Injective and Continuity of split functions

[kingstrick]

Homework Statement

Let I:=[0,1], let f: I→ℝ defined by f(x):= x when x is rational and 1-x when x is irrational. Show that f is injective on I and that f(fx) =x for all x in I. Show that f is continuous only at the point x =1/2

**I think i addressed all of these questions but I am unsure how to build all three elements into one formal proof.

The Attempt at a Solution

proof: Let I:=[0,1], f:I→ℝ defined by f(x):= {f(x) = x if x in Q, f(x) = 1-x if x is not in Q,} Now the lim f(x) = f(x0) as x →x0, lim x ≠ 1 as x →+1 (since there is an irrational going away from the limit), lim x ≠ 1 as x→-1 (since there is an irrational going away from the limit)

Injective:
There exists, a & b in [0,1], where a ≠ b, if a or b are rational then a ≠ 1 - a and b ≠ 1 - b. If a and b are irrational then 1-a ≠1-b → -a ≠-b → a ≠ b. Since a and b are in the interval [0,1], and a ≠ b then WLOG [a,b] must be an interval contained in [0,1].

show f(f(x) = x
If x is rational then f(f(x)) = (x) = x
If x is irrational then f(f(x)) = 1 - (1-x) = 1-1+x=x
Therefore f(f(x)) =x

show that f is continuous only at the point x =1/2
To be continuous at a point, the function must have a limit at that point and since this is a split function each of its equations must be able to exist at the same point. Therefore, 1-x = x, 1 = 2x, 1/2 = x is the only solution that meets these requirements.

 

[jgens]

proof: Let I:=[0,1], f:I→ℝ defined by f(x):= {f(x) = x if x in Q, f(x) = 1-x if x is not in Q,} Now the lim f(x) = f(x0) as x →x0, lim x ≠ 1 as x →+1 (since there is an irrational going away from the limit), lim x ≠ 1 as x→-1 (since there is an irrational going away from the limit)

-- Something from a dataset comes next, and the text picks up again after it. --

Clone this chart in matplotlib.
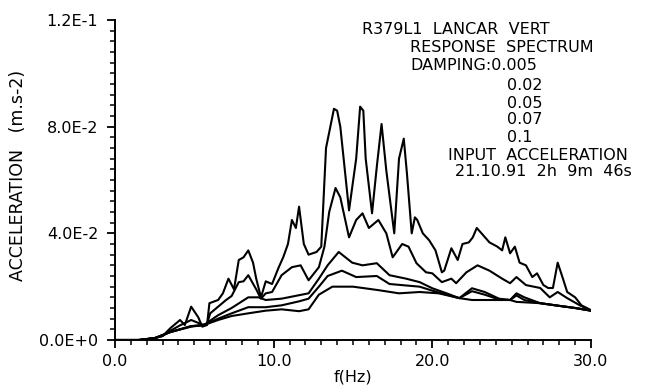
import numpy as np
import matplotlib
matplotlib.use("Agg")
import matplotlib.pyplot as plt
from matplotlib.ticker import MultipleLocator

# ---- data ----
f_d005 = [0, 1.5, 2.5, 3.0, 3.5, 4.1, 4.4, 4.8, 5.25, 5.5, 5.8, 5.95, 6.5, 6.8, 7.15, 7.5,
          7.8, 8.1, 8.4, 8.7, 8.9, 9.2, 9.5, 9.9, 10.3, 10.6, 10.9, 11.15, 11.4, 11.6, 11.9,
          12.2, 12.7, 13.0, 13.3, 13.8, 14.0, 14.2, 14.75, 15.2, 15.45, 15.65, 15.8, 16.2, 16.5,
          16.8, 17.1, 17.6, 17.9, 18.2, 18.4, 18.7, 18.9, 19.05, 19.4, 19.8, 20.2, 20.6,
          20.75, 21.2, 21.6, 21.9, 22.3, 22.55, 22.8, 23.1, 23.6, 24.1, 24.4, 24.6, 24.9,
          25.2, 25.5, 25.9, 26.3, 26.6, 27.0, 27.3, 27.6, 27.9, 28.2, 28.5, 29.0, 29.4, 30.0]
a_d005 = [0, 0, 0.0007, 0.0015, 0.0045, 0.0075, 0.0056, 0.0125, 0.0085, 0.005, 0.0056, 0.0138,
          0.015, 0.0175, 0.023, 0.019, 0.030, 0.031, 0.0336, 0.029, 0.023, 0.016, 0.022,
          0.021, 0.027, 0.031, 0.036, 0.045, 0.042, 0.050, 0.036, 0.032, 0.033, 0.035, 0.072,
          0.0867, 0.086, 0.080, 0.0486, 0.068, 0.0875, 0.086, 0.068, 0.0475, 0.065, 0.081, 0.0635,
          0.040, 0.068, 0.0755, 0.0624, 0.040, 0.046, 0.045, 0.040, 0.0374, 0.0336, 0.0254,
          0.026, 0.0344, 0.030, 0.036, 0.0366, 0.0385, 0.042, 0.040, 0.0366, 0.035, 0.0336,
          0.0385, 0.0325, 0.035, 0.029, 0.028, 0.0236, 0.025, 0.0206, 0.0195, 0.0195, 0.029,
          0.0236, 0.018, 0.016, 0.013, 0.0112]

f_d02 = [0, 1.5, 2.5, 3.0, 3.5, 4.1, 4.8, 5.5, 5.8, 6.0, 6.5, 7.0, 7.35, 7.8, 8.1, 8.4, 8.9,
         9.2, 9.5, 9.9, 10.5, 11.15, 11.7, 12.2, 12.85, 13.2, 13.5, 13.9, 14.2, 14.75, 15.2,
         15.6, 16.0, 16.6, 17.1, 17.5, 18.1, 18.5, 19.0, 19.6, 20.0, 20.6, 21.2, 21.5, 22.15,
         22.85, 23.6, 24.4, 24.9, 25.3, 25.9, 26.8, 27.4, 27.9, 28.5, 29.3, 30.0]
a_d02 = [0, 0, 0.0007, 0.0015, 0.0035, 0.0055, 0.0075, 0.0058, 0.006, 0.010, 0.0125, 0.015,
         0.0165, 0.0217, 0.022, 0.0243, 0.019, 0.0155, 0.0175, 0.018, 0.0243, 0.0273, 0.028,
         0.0224, 0.0273, 0.035, 0.048, 0.057, 0.0535, 0.0385, 0.045, 0.0475, 0.042, 0.045,
         0.040, 0.031, 0.036, 0.035, 0.0288, 0.0254, 0.025, 0.0217, 0.023, 0.0213, 0.0254,
         0.028, 0.026, 0.023, 0.0213, 0.0236, 0.0206, 0.0195, 0.016, 0.018, 0.0157, 0.013,
         0.011]

f_d05 = [0, 1.5, 2.5, 3.5, 4.8, 5.6, 6.5, 7.35, 8.4, 9.05, 9.5, 10.5, 11.6, 12.2, 12.85,
         13.4, 14.1, 14.95, 15.6, 16.5, 17.3, 18.35, 19.2, 20.0, 20.9, 21.7, 22.5, 23.3,
         24.2, 24.9, 25.3, 25.8, 26.8, 28.0, 29.0, 30.0]
a_d05 = [0, 0, 0.0007, 0.003, 0.0052, 0.0056, 0.0093, 0.012, 0.016, 0.016, 0.015, 0.0155,
         0.0168, 0.0175, 0.023, 0.028, 0.033, 0.029, 0.028, 0.0288, 0.0243, 0.023, 0.0217,
         0.0194, 0.0175, 0.0157, 0.0194, 0.018, 0.0155, 0.015, 0.0175, 0.016, 0.0138,
         0.0128, 0.012, 0.011]

f_d07 = [0, 1.5, 2.5, 3.5, 4.8, 5.6, 6.5, 7.35, 8.4, 9.5, 10.5, 11.6, 12.2, 12.85, 13.4,
         14.3, 15.2, 16.5, 17.3, 19.2, 20.0, 20.9, 21.7, 22.5, 23.3, 24.2, 24.9, 25.3, 25.8,
         26.8, 28.0, 29.0, 30.0]
a_d07 = [0, 0, 0.0007, 0.003, 0.0052, 0.0056, 0.008, 0.010, 0.0123, 0.0123, 0.013, 0.0145,
         0.0155, 0.020, 0.024, 0.026, 0.0236, 0.024, 0.021, 0.020, 0.0185, 0.017, 0.0157,
         0.0183, 0.017, 0.0152, 0.015, 0.0167, 0.015, 0.0138, 0.0128, 0.012, 0.011]

f_d1 = [0, 1.5, 2.5, 3.5, 4.8, 5.6, 6.5, 7.35, 8.4, 9.5, 10.5, 11.6, 12.2, 12.85, 13.7,
        15.0, 16.6, 17.9, 19.2, 20.4, 21.7, 22.5, 23.5, 24.9, 25.3, 26.8, 28.0, 29.0, 30.0]
a_d1 = [0, 0, 0.0007, 0.003, 0.005, 0.0056, 0.0075, 0.009, 0.010, 0.011, 0.0115, 0.0108,
        0.0115, 0.017, 0.020, 0.020, 0.0187, 0.0175, 0.018, 0.0175, 0.0157, 0.015, 0.015,
        0.015, 0.0143, 0.0138, 0.0128, 0.012, 0.011]

x_ticks = [0.0, 10.0, 20.0, 30.0]
x_ticklabels = ["0.0", "10.0", "20.0", "30.0"]
y_ticks = [0.0, 0.04, 0.08, 0.12]
y_ticklabels = ["0.0E+0", "4.0E-2", "8.0E-2", "1.2E-1"]

header_lines = ["R379L1  LANCAR  VERT", "RESPONSE  SPECTRUM", "DAMPING:0.005"]
damping_more = ["0.02", "0.05", "0.07", "0.1"]
footer_lines = ["INPUT  ACCELERATION", "21.10.91  2h  9m  46s"]

# ---- figure ----
W, H = 659, 388
fig = plt.figure(figsize=(W / 100, H / 100), dpi=100)
ax = fig.add_axes([115 / W, 1 - 340 / H, (591 - 115) / W, (340 - 20) / H])

for fx, ay in [(f_d005, a_d005), (f_d02, a_d02), (f_d05, a_d05), (f_d07, a_d07), (f_d1, a_d1)]:
    ax.plot(fx, ay, color="black", lw=1.5, solid_joinstyle="round")

ax.set_xlim(0, 30)
ax.set_ylim(0, 0.12)
for s in ("top", "right"):
    ax.spines[s].set_visible(False)
for s in ("left", "bottom"):
    ax.spines[s].set_linewidth(1.4)

ax.set_xticks(x_ticks)
ax.set_xticklabels(x_ticklabels)
ax.set_yticks(y_ticks)
ax.set_yticklabels(y_ticklabels)
ax.xaxis.set_minor_locator(MultipleLocator(1.0))
ax.yaxis.set_minor_locator(MultipleLocator(0.004))
ax.tick_params(which="major", direction="out", length=6, width=1.3, labelsize=11.5, pad=4)
ax.tick_params(which="minor", direction="out", length=3.5, width=1.1)
ax.tick_params(axis="y", which="major", pad=6)

ax.set_xlabel("f(Hz)", fontsize=11.5)
ax.xaxis.set_label_coords(0.5, -(370 - 340) / 320)
ax.xaxis.label.set_va("top")
ax.set_ylabel("ACCELERATION   (m.s-2)", fontsize=12.5)
ax.yaxis.set_label_coords(-88 / (591 - 115), (340 - 175) / 320)

def ftext(px, py, s, ha="left"):
    fig.text(px / W, 1 - py / H, s, ha=ha, va="center", fontsize=11.5)

ftext(362, 30, header_lines[0])
ftext(410, 48, header_lines[1])
ftext(410, 66, header_lines[2])
for i, s in enumerate(damping_more):
    ftext(507, 86 + i * 17, s)
ftext(448, 155, footer_lines[0])
ftext(455, 172, footer_lines[1])

fig.savefig("out.png", dpi=100)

What is the point of this argument?

Injective:
There exists, a & b in [0,1], where a ≠ b, if a or b are rational then a ≠ 1 - a and b ≠ 1 - b. If a and b are irrational then 1-a ≠1-b → -a ≠-b → a ≠ b. Since a and b are in the interval [0,1], and a ≠ b then WLOG [a,b] must be an interval contained in [0,1].

What you wrote here doesn't make any sense. Start with the assumption that f(x) = f(y) and show that x = y.

show f(f(x) = x
If x is rational then f(f(x)) = (x) = x
If x is irrational then f(f(x)) = 1 - (1-x) = 1-1+x=x
Therefore f(f(x)) =x

This is correct. You might want an argument showing that 1-x is irrational if x is irrational, but that depends on what your instructor wants for the course.

show that f is continuous only at the point x =1/2
To be continuous at a point, the function must have a limit at that point and since this is a split function each of its equations must be able to exist at the same point. Therefore, 1-x = x, 1 = 2x, 1/2 = x is the only solution that meets these requirements.

I am not familiar with the term "split function" but I assume you mean it to be the same thing as a piece-wise function. To prove that f is continuous at x = 2^-1 just use the ε-δ criterion for continuity at x = 2^-1. To prove that f is discontinuous everywhere else, just show that the ε-δ criterion fails everywhere else.

 

[kingstrick]

What is the point of this argument?

I don't really know. I thought I needed to show that the function wasn't continuous for some reason... I'll remove that part

What you wrote here doesn't make any sense. Start with the assumption that f(x) = f(y) and show that x = y.

I will try, but isn't an alternative way of showing injective to show that if x ≠ y then f(x)≠f(y). That's what I was going for.

 

[kingstrick]

I don't see how to prove that f(x) is not continuous anywhere else. i tried making that argument in the beginning of my proof but that obviously failed to make sense. I've seen the argument made using sequences against Dirichelt's function but that was arguing that the whole thing was discontinuous. Would I need to prove that it is not continuous above and below 1/2 or is there one broad argument that can be made for anything other than 1/2?